◆ Task details ◆
Write out the data again exactly, skipping every picture.

◆ Information supplied ◆
•••••

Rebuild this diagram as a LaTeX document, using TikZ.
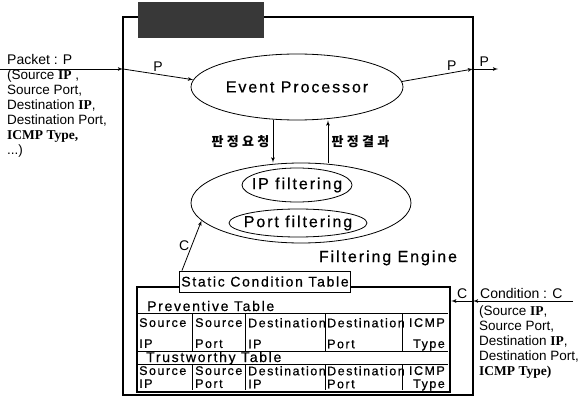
\documentclass[tikz,border=0pt]{standalone}
\usepackage{fontspec}
\setmainfont{Liberation Sans}
\newfontfamily\widesans[LetterSpace=12, FakeBold=0.6]{Liberation Sans}
\newfontfamily\boldserif{Liberation Serif}
\newfontfamily\krfont[LetterSpace=25]{Noto Sans CJK KR}
\usepackage{tikz}
\usetikzlibrary{shapes.geometric, arrows, positioning}

\begin{document}
\begin{tikzpicture}[x=1pt, y=-1pt, node distance=116pt]
    \tikzstyle{frame} = [draw, line width=2.2pt]
    \tikzstyle{oval} = [ellipse, draw, line width=0.8pt, inner sep=0pt]
    \tikzstyle{ovaltext} = [font=\widesans\fontsize{16}{16}\selectfont]
    \tikzstyle{line} = [draw, -latex', line width=0.8pt]
    \tikzstyle{tag} = [font=\fontsize{14}{15}\selectfont, inner sep=2pt]
    \tikzstyle{judge} = [font=\krfont\bfseries\fontsize{13}{13}\selectfont]
    \tikzstyle{info} = [font=\fontsize{13.5}{15}\selectfont, align=left, inner sep=0pt, anchor=north west]
    \tikzstyle{header} = [font=\widesans\fontsize{14}{14}\selectfont, inner sep=0pt, anchor=base west]
    \tikzstyle{cell} = [font=\widesans\fontsize{12.5}{21}\selectfont, align=left, inner sep=0pt, anchor=north west]

    \useasboundingbox (0,0) rectangle (583,401);

    % system boundary with its dark title plate
    \draw [frame] (123,17) rectangle (473,395);
    \node [fill=black!78, minimum width=126pt, minimum height=36pt, inner sep=0pt, anchor=north west] (title) at (138,2) {};

    \node [oval, minimum width=212pt, minimum height=66pt, label={[ovaltext]center:Event Processor}] (evp) at (297,87) {};
    \node [oval, minimum width=220pt, minimum height=80pt, below of=evp, xshift=4pt] (eng) {};
    \node [oval, minimum width=110pt, minimum height=34pt, label={[ovaltext]center:IP filtering}] (ipf) at (297,185) {};
    \node [oval, minimum width=138pt, minimum height=28pt, label={[ovaltext]center:Port filtering}] (ptf) at (298,223) {};
    \node [ovaltext, anchor=base] (englbl) at (388,262) {Filtering Engine};

    % condition tables
    \node [frame, minimum width=313pt, minimum height=105pt, inner sep=0pt, anchor=north west] (tbl) at (136,286) {};
    \node [draw, fill=white, line width=0.8pt, font=\widesans\fontsize{14}{14}\selectfont, minimum height=21pt, inner sep=2pt] (sct) at (265,281.5) {Static Condition Table};
    \node [header] (prevhdr) at (147,311) {Preventive Table};
    \node [header] (trusthdr) at (146,362) {Trustworthy Table};
    \foreach \y in {313,351,364} \draw [line width=0.7pt] (137,\y) -- (448,\y);
    \foreach \x in {192,245,325,402} {
        \draw [line width=0.7pt] (\x,313) -- (\x,351);
        \draw [line width=0.7pt] (\x,364) -- (\x,390);
    }
    \foreach \x/\a/\b [count=\i] in {139/Source/IP, 195/Source/Port, 248/Destination/IP, 327/Destination/Port} {
        \node [cell] (prev\i) at (\x,318) {\a\\\b};
        \node [cell, font=\widesans\fontsize{12.5}{13}\selectfont] (trust\i) at (\x,366) {\a\\\b};
    }
    \node [cell, align=right, anchor=north east] (prev5) at (445,318) {ICMP\\Type};
    \node [cell, align=right, anchor=north east, font=\widesans\fontsize{12.5}{13}\selectfont] (trust5) at (445,366) {ICMP\\Type};

    % inputs and outputs
    \node [tag, anchor=base west, inner sep=0pt] (pkt) at (7,65) {Packet : P};
    \node [info] (pktinfo) at (7,70) {(Source \textbf{\boldserif IP} ,\\Source Port,\\Destination \textbf{\boldserif IP},\\Destination Port,\\\textbf{\boldserif ICMP Type,}\\...)};
    \node [tag, anchor=base west, inner sep=0pt] (cond) at (480,298) {Condition : C};
    \node [info] (condinfo) at (479,306) {(Source \textbf{\boldserif IP},\\Source Port,\\Destination \textbf{\boldserif IP},\\Destination Port,\\\textbf{\boldserif ICMP Type)}};

    \coordinate (pin) at (0,69);
    \coordinate (pgate) at (123,69);
    \coordinate (pgo) at (473,69);
    \coordinate (pout) at (498,69);
    \coordinate (cin) at (573,301);
    \coordinate (cgate) at (473,301);

    \path [line] (pin) -- (pgate);
    \path [line] (pgate) -- node [tag, above] (plbl1) {P} (evp.176);
    \path [line] (evp.3) -- node [tag, above, pos=0.7] (plbl2) {P} (pgo);
    \path [line] (pgo) -- node [tag, above, pos=0.45] (plbl3) {P} (pout);
    \path [line] (evp.south -| 273,0) -- node [judge, left] (reqlbl) {판정요청} (eng.north -| 273,0);
    \path [line] (eng.north -| 328,0) -- node [judge, right] (reslbl) {판정결과} (evp.south -| 328,0);
    \path [line] ([xshift=3pt]sct.north west) -- node [tag, left] (clbl1) {C} (eng.190);
    \path [line] (cin) -- (cgate);
    \path [line] (cgate) -- node [tag, above] (clbl2) {C} (tbl.east |- cgate);
\end{tikzpicture}
\end{document}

•••••

◆ Answer in full ◆
Rebuild this diagram as a LaTeX document, using TikZ.
\documentclass[tikz,border=0pt]{standalone}
\usepackage{fontspec}
\setmainfont{Liberation Sans}
\newfontfamily\widesans[LetterSpace=12, FakeBold=0.6]{Liberation Sans}
\newfontfamily\boldserif{Liberation Serif}
\newfontfamily\krfont[LetterSpace=25]{Noto Sans CJK KR}
\usepackage{tikz}
\usetikzlibrary{shapes.geometric, arrows, positioning}

\begin{document}
\begin{tikzpicture}[x=1pt, y=-1pt, node distance=116pt]
    \tikzstyle{frame} = [draw, line width=2.2pt]
    \tikzstyle{oval} = [ellipse, draw, line width=0.8pt, inner sep=0pt]
    \tikzstyle{ovaltext} = [font=\widesans\fontsize{16}{16}\selectfont]
    \tikzstyle{line} = [draw, -latex', line width=0.8pt]
    \tikzstyle{tag} = [font=\fontsize{14}{15}\selectfont, inner sep=2pt]
    \tikzstyle{judge} = [font=\krfont\bfseries\fontsize{13}{13}\selectfont]
    \tikzstyle{info} = [font=\fontsize{13.5}{15}\selectfont, align=left, inner sep=0pt, anchor=north west]
    \tikzstyle{header} = [font=\widesans\fontsize{14}{14}\selectfont, inner sep=0pt, anchor=base west]
    \tikzstyle{cell} = [font=\widesans\fontsize{12.5}{21}\selectfont, align=left, inner sep=0pt, anchor=north west]

    \useasboundingbox (0,0) rectangle (583,401);

    % system boundary with its dark title plate
    \draw [frame] (123,17) rectangle (473,395);
    \node [fill=black!78, minimum width=126pt, minimum height=36pt, inner sep=0pt, anchor=north west] (title) at (138,2) {};

    \node [oval, minimum width=212pt, minimum height=66pt, label={[ovaltext]center:Event Processor}] (evp) at (297,87) {};
    \node [oval, minimum width=220pt, minimum height=80pt, below of=evp, xshift=4pt] (eng) {};
    \node [oval, minimum width=110pt, minimum height=34pt, label={[ovaltext]center:IP filtering}] (ipf) at (297,185) {};
    \node [oval, minimum width=138pt, minimum height=28pt, label={[ovaltext]center:Port filtering}] (ptf) at (298,223) {};
    \node [ovaltext, anchor=base] (englbl) at (388,262) {Filtering Engine};

    % condition tables
    \node [frame, minimum width=313pt, minimum height=105pt, inner sep=0pt, anchor=north west] (tbl) at (136,286) {};
    \node [draw, fill=white, line width=0.8pt, font=\widesans\fontsize{14}{14}\selectfont, minimum height=21pt, inner sep=2pt] (sct) at (265,281.5) {Static Condition Table};
    \node [header] (prevhdr) at (147,311) {Preventive Table};
    \node [header] (trusthdr) at (146,362) {Trustworthy Table};
    \foreach \y in {313,351,364} \draw [line width=0.7pt] (137,\y) -- (448,\y);
    \foreach \x in {192,245,325,402} {
        \draw [line width=0.7pt] (\x,313) -- (\x,351);
        \draw [line width=0.7pt] (\x,364) -- (\x,390);
    }
    \foreach \x/\a/\b [count=\i] in {139/Source/IP, 195/Source/Port, 248/Destination/IP, 327/Destination/Port} {
        \node [cell] (prev\i) at (\x,318) {\a\\\b};
        \node [cell, font=\widesans\fontsize{12.5}{13}\selectfont] (trust\i) at (\x,366) {\a\\\b};
    }
    \node [cell, align=right, anchor=north east] (prev5) at (445,318) {ICMP\\Type};
    \node [cell, align=right, anchor=north east, font=\widesans\fontsize{12.5}{13}\selectfont] (trust5) at (445,366) {ICMP\\Type};

    % inputs and outputs
    \node [tag, anchor=base west, inner sep=0pt] (pkt) at (7,65) {Packet : P};
    \node [info] (pktinfo) at (7,70) {(Source \textbf{\boldserif IP} ,\\Source Port,\\Destination \textbf{\boldserif IP},\\Destination Port,\\\textbf{\boldserif ICMP Type,}\\...)};
    \node [tag, anchor=base west, inner sep=0pt] (cond) at (480,298) {Condition : C};
    \node [info] (condinfo) at (479,306) {(Source \textbf{\boldserif IP},\\Source Port,\\Destination \textbf{\boldserif IP},\\Destination Port,\\\textbf{\boldserif ICMP Type)}};

    \coordinate (pin) at (0,69);
    \coordinate (pgate) at (123,69);
    \coordinate (pgo) at (473,69);
    \coordinate (pout) at (498,69);
    \coordinate (cin) at (573,301);
    \coordinate (cgate) at (473,301);

    \path [line] (pin) -- (pgate);
    \path [line] (pgate) -- node [tag, above] (plbl1) {P} (evp.176);
    \path [line] (evp.3) -- node [tag, above, pos=0.7] (plbl2) {P} (pgo);
    \path [line] (pgo) -- node [tag, above, pos=0.45] (plbl3) {P} (pout);
    \path [line] (evp.south -| 273,0) -- node [judge, left] (reqlbl) {판정요청} (eng.north -| 273,0);
    \path [line] (eng.north -| 328,0) -- node [judge, right] (reslbl) {판정결과} (evp.south -| 328,0);
    \path [line] ([xshift=3pt]sct.north west) -- node [tag, left] (clbl1) {C} (eng.190);
    \path [line] (cin) -- (cgate);
    \path [line] (cgate) -- node [tag, above] (clbl2) {C} (tbl.east |- cgate);
\end{tikzpicture}
\end{document}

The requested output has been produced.